One day my mom and I were taking a hike to train for a 200-mile long summer adventure on the Appalachian Trail. As a joke, I suggested I run the Appalachian Trail. My mom asked tentatively if I’d be interested in the idea of thru-hiking the Pacific Crest Trail on my own. Before she could even finish her sentence, the word yes was out of my mouth. Yes, I want to solo thru-hike the 2,650-mile Pacific Crest Trail — and be among the youngest to complete it.

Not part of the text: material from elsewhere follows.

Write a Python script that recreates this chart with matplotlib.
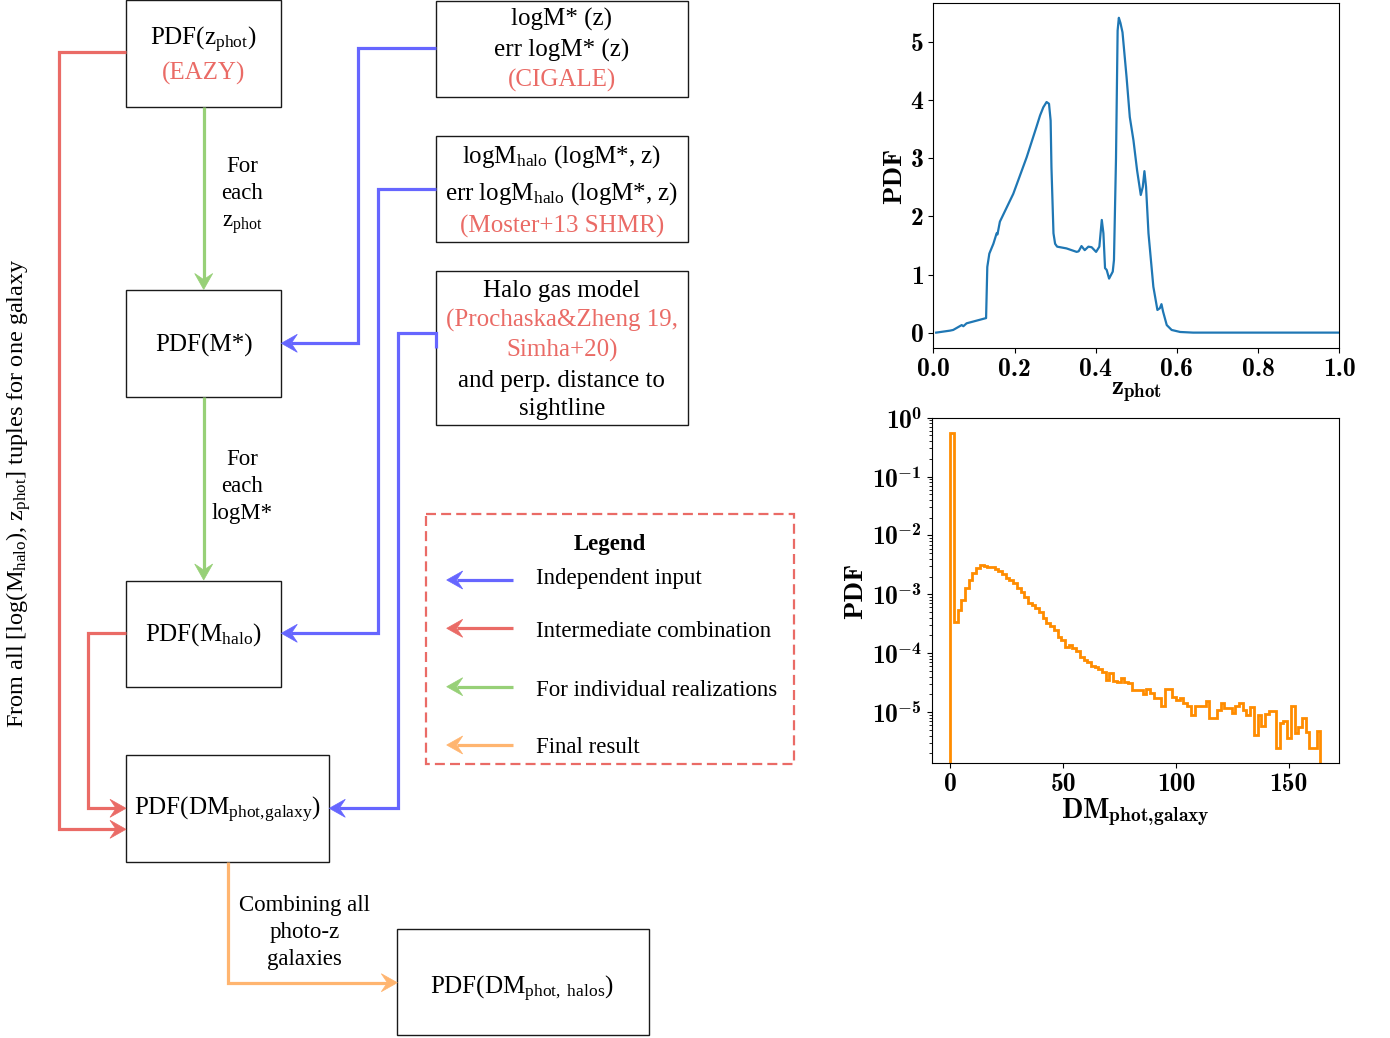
import matplotlib
matplotlib.use("Agg")
import matplotlib.pyplot as plt
import numpy as np
from matplotlib.patches import Rectangle, Polygon
from matplotlib.ticker import NullFormatter, LogLocator

plt.rcParams["font.family"] = ["Liberation Serif", "DejaVu Serif"]
plt.rcParams["mathtext.fontset"] = "cm"
# "custom" math family: Liberation Serif for flowchart subscripts, cmb10 for bold plot labels
plt.rcParams["mathtext.rm"] = "Liberation Serif"
plt.rcParams["mathtext.it"] = "Liberation Serif:italic"
plt.rcParams["mathtext.bf"] = "cmb10"

# photo-z PDF (top right panel)
z_phot = [0.007, 0.041, 0.049, 0.070, 0.074, 0.082, 0.130, 0.133, 0.138, 0.148,
          0.156, 0.158, 0.164, 0.197, 0.230, 0.254, 0.263, 0.271, 0.279, 0.285,
          0.289, 0.291, 0.296, 0.300, 0.305, 0.328, 0.353, 0.358, 0.365, 0.373,
          0.382, 0.390, 0.401, 0.409, 0.415, 0.419, 0.423, 0.427, 0.433, 0.442,
          0.445, 0.450, 0.454, 0.457, 0.461, 0.466, 0.476, 0.484, 0.493, 0.502,
          0.511, 0.516, 0.520, 0.524, 0.530, 0.542, 0.552, 0.558, 0.562, 0.566,
          0.575, 0.587, 0.608, 0.640, 1.0]
pdf_z = [0.0, 0.034, 0.046, 0.13, 0.11, 0.16, 0.25, 1.13, 1.36, 1.53,
         1.71, 1.69, 1.91, 2.39, 3.02, 3.54, 3.74, 3.88, 3.97, 3.94,
         3.65, 2.85, 1.71, 1.53, 1.48, 1.45, 1.39, 1.40, 1.49, 1.42,
         1.48, 1.47, 1.39, 1.48, 1.94, 1.71, 1.11, 1.08, 0.93, 1.05,
         1.25, 3.0, 5.2, 5.42, 5.33, 5.17, 4.40, 3.71, 3.31, 2.79,
         2.37, 2.51, 2.78, 2.51, 1.71, 0.79, 0.39, 0.42, 0.49, 0.36,
         0.13, 0.046, 0.011, 0.0, 0.0]
z_ticks = [0.0, 0.2, 0.4, 0.6, 0.8, 1.0]
pdf_ticks = [0, 1, 2, 3, 4, 5]

# DM_phot,galaxy histogram (bottom right panel), log10 of PDF per bin
dm_max = 164.0
dm_log_pdf = [-0.26, -3.475, -3.265, -3.095, -2.885, -2.755, -2.63, -2.545, -2.51, -2.515,
              -2.53, -2.535, -2.57, -2.60, -2.66, -2.715, -2.755, -2.81, -2.885, -2.955,
              -3.04, -3.15, -3.18, -3.235, -3.295, -3.405, -3.49, -3.53, -3.605, -3.72,
              -3.775, -3.89, -3.86, -3.92, -3.96, -4.06, -4.115, -4.145, -4.21, -4.23,
              -4.27, -4.315, -4.455, -4.34, -4.47, -4.485, -4.415, -4.485, -4.50, -4.626,
              -4.626, -4.626, -4.694, -4.615, -4.683, -4.768, -4.768, -4.898, -4.615, -4.615,
              -4.74, -4.796, -4.768, -4.853, -4.898, -5.051, -4.898, -4.898, -4.898, -4.807,
              -5.108, -5.108, -4.966, -4.853, -4.938, -4.938, -5.023, -4.898, -4.841, -4.966,
              -5.051, -4.909, -5.391, -5.051, -5.238, -5.034, -4.977, -4.977, -5.618, -5.181,
              -5.147, -5.448, -4.898, -5.351, -5.261, -5.108, -5.335, -5.618, -5.618, -5.317]
dm_ticks = [0, 50, 100, 150]
dm_decades = [0, -1, -2, -3, -4, -5]

# flowchart colours
c_blue = "#6666ff"
c_red = "#ea6b66"
c_green = "#97d077"
c_orange = "#ffb570"
c_edge = "#1a1a1a"

fig = plt.figure(figsize=(13.9, 10.38), dpi=100)
ax = fig.add_axes([0, 0, 1, 1])
ax.set_xlim(0, 1390)
ax.set_ylim(1038, 0)
ax.axis("off")

LW = 2.3


def box(x0, y0, x1, y1):
    ax.add_patch(Rectangle((x0, y0), x1 - x0, y1 - y0, fill=False,
                           ec=c_edge, lw=1.0))


def arrow_head(tip, prev, color, L=16, W=18):
    tip = np.array(tip, float)
    d = tip - np.array(prev, float)
    d /= np.hypot(*d)
    p = np.array([-d[1], d[0]])
    back = tip - d * L
    notch = tip - d * L * 0.62
    pts = [tip, back + p * W / 2, notch, back - p * W / 2]
    ax.add_patch(Polygon(pts, closed=True, fc=color, ec=color, lw=0.5))
    return notch


def connector(points, color):
    pts = [np.array(p, float) for p in points]
    pts[-1] = arrow_head(pts[-1], pts[-2], color)
    ax.plot([p[0] for p in pts], [p[1] for p in pts], color=color, lw=LW,
            solid_joinstyle="miter", solid_capstyle="butt")


def label(x, y, s, size=18, color="black", ha="center", weight="normal", **kw):
    ax.text(x, y, s, ha=ha, va="baseline", fontsize=size, color=color,
            fontweight=weight, math_fontfamily="custom", **kw)


# boxes
box(126, 0, 281.3, 106.7)
box(126, 290.3, 281.3, 396.7)
box(126, 580.7, 281.3, 687)
box(126, 754.7, 329.3, 861.7)
box(397.3, 929, 649, 1035.3)
box(435.7, 0.5, 687.7, 96.7)
box(435.7, 135.5, 687.7, 241.7)
box(435.7, 270.7, 687.7, 425.3)

# box texts
label(203.7, 45, r"PDF(z$_{\mathrm{phot}}$)")
label(203.7, 80, "(EAZY)", color=c_red)
label(203.7, 351.5, "PDF(M*)")
label(203.7, 641, r"PDF(M$_{\mathrm{halo}}$)")
label(227.7, 815, r"PDF(DM$_{\mathrm{phot,\!galaxy}}$)")
label(522, 994, r"PDF(DM$_{\mathrm{phot,\ halos}}$)")

label(561.7, 26, "logM* (z)")
label(561.7, 56.5, "err logM* (z)")
label(561.7, 87, "(CIGALE)", color=c_red)
label(561.7, 162.7, r"logM$_{\mathrm{halo}}$ (logM*, z)")
label(561.7, 199.3, r"err logM$_{\mathrm{halo}}$ (logM*, z)")
label(561.7, 233, "(Moster+13 SHMR)", color=c_red)
label(561.7, 296.7, "Halo gas model")
label(561.7, 326.7, "(Prochaska&Zheng 19,", color=c_red)
label(561.7, 356.7, "Simha+20)", color=c_red)
label(561.7, 386.7, "and perp. distance to")
label(561.7, 415.5, "sightline")

# connectors
connector([(203.7, 106.7), (203.7, 289.5)], c_green)
connector([(203.7, 396.7), (203.7, 580)], c_green)
connector([(126, 52.3), (58.7, 52.3), (58.7, 829.3), (126, 829.3)], c_red)
connector([(126, 633.3), (87.7, 633.3), (87.7, 808.3), (126, 808.3)], c_red)
connector([(435.7, 48.3), (358.3, 48.3), (358.3, 343.3), (281.3, 343.3)], c_blue)
connector([(435.7, 189), (377.7, 189), (377.7, 633.3), (281.3, 633.3)], c_blue)
connector([(435.7, 348.3), (435.7, 333.3), (397.7, 333.3), (397.7, 808.3),
           (329.3, 808.3)], c_blue)
connector([(228.3, 861.7), (228.3, 982.7), (397.3, 982.7)], c_orange)

# side annotations
label(242, 172.3, "For", size=16.5)
label(242, 199, "each", size=16.5)
label(242, 226.7, r"z$_{\mathrm{phot}}$", size=16.5)
label(242, 465, "For", size=16.5)
label(242, 492, "each", size=16.5)
label(242, 519, "logM*", size=16.5)
label(304.5, 910.7, "Combining all", size=16.5)
label(304.5, 938.3, "photo-z", size=16.5)
label(304.5, 965, "galaxies", size=16.5)
ax.text(19, 493, r"From all [log(M$_{\mathrm{halo}}$), z$_{\mathrm{phot}}$] tuples for one galaxy",
        rotation=90, ha="center", va="center", fontsize=17.5,
        math_fontfamily="custom")

# legend
ax.add_patch(Rectangle((426, 514), 368, 250.3, fill=False, ec=c_red,
                       lw=1.6, ls=(0, (4.5, 2.3))))
label(609.3, 550, "Legend", size=16.5, weight="bold")
legend_items = [("Independent input", c_blue, 580, 584),
                ("Intermediate combination", c_red, 628.3, 637.3),
                ("For individual realizations", c_green, 686.7, 695.7),
                ("Final result", c_orange, 745, 753.3)]
for text, col, ya, yb in legend_items:
    connector([(513.3, ya), (446.7, ya)], col)
    label(536, yb, text, size=16.5, ha="left")

# right-hand panels
TICK_FS = 18.5
LABEL_FS = 19.5
ax_z = fig.add_axes([933.3 / 1390, 1 - 348.3 / 1038,
                     (1339.3 - 933.3) / 1390, (348.3 - 2.7) / 1038])
ax_z.plot(z_phot, pdf_z, color="#1f77b4", lw=1.6)
ax_z.set_xlim(0, 1.0)
ax_z.set_ylim(-0.27, 5.68)
ax_z.set_xticks(z_ticks, ["%.1f" % v for v in z_ticks],
                fontfamily="cmb10", fontsize=TICK_FS)
ax_z.set_yticks(pdf_ticks, ["%d" % v for v in pdf_ticks],
                fontfamily="cmb10", fontsize=TICK_FS)
ax_z.set_xlabel(r"z$_{\mathbf{phot}}$", fontsize=LABEL_FS, labelpad=0,
                fontfamily="cmb10", math_fontfamily="custom")
ax_z.set_ylabel("PDF", fontsize=LABEL_FS, fontfamily="cmb10", labelpad=3)

ax_dm = fig.add_axes([931.7 / 1390, 1 - 763.3 / 1038,
                      (1339 - 931.7) / 1390, (763.3 - 417.7) / 1038])
dm_edges = np.linspace(0, dm_max, len(dm_log_pdf) + 1)
dm_pdf = 10 ** np.array(dm_log_pdf)
ax_dm.stairs(dm_pdf, dm_edges, baseline=1e-9, color="darkorange", lw=2.0)
ax_dm.set_yscale("log")
ax_dm.set_xlim(-8.2, 172.2)
ax_dm.set_ylim(10 ** -5.87, 1.0)
ax_dm.set_xticks(dm_ticks, ["%d" % v for v in dm_ticks],
                 fontfamily="cmb10", fontsize=TICK_FS)
ax_dm.set_yticks([10.0 ** k for k in dm_decades],
                 [r"10$^{\mathbf{%d}}$" % k for k in dm_decades],
                 fontfamily="cmb10", fontsize=TICK_FS, math_fontfamily="custom")
ax_dm.yaxis.set_minor_locator(LogLocator(base=10, subs=np.arange(2, 10)))
ax_dm.yaxis.set_minor_formatter(NullFormatter())
ax_dm.set_xlabel(r"DM$_{\mathbf{phot,\!galaxy}}$", fontsize=20, labelpad=0,
                 fontfamily="cmb10", math_fontfamily="custom")
ax_dm.set_ylabel("PDF", fontsize=LABEL_FS, fontfamily="cmb10", labelpad=3)

fig.savefig("out.png", dpi=100)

Life is an adventure. It’s meant to be spent doing things that make us excited to live every day and give us room to explore ourselves. I want to do things that inspire me to push myself further and go on adventure after adventure, sharing my experiences along the way. That’s why, sometime last summer, I let my spot at The Putney School go. I was beginning to see that school wasn’t what was in store for me. After five years of conforming to the norm, I had finally come to the realization that my longing to fit into society was holding me back from living my potential. I have big ambitions that can’t be fulfilled within such a confining structure, and the only thing that was stopping me from accessing a range of wonderful opportunities was my idea that I should be like other people. So I let go of that.
I don’t need to be like everybody else. I can be me. I can hike 2,650 miles. I can build a tiny home. I can learn to surf. I can start a business. I can do whatever I want to. I just freed up two years, 2,500 hours of my life — six years and 8,000 hours if I don’t attend college — and I’m going to go out there and live.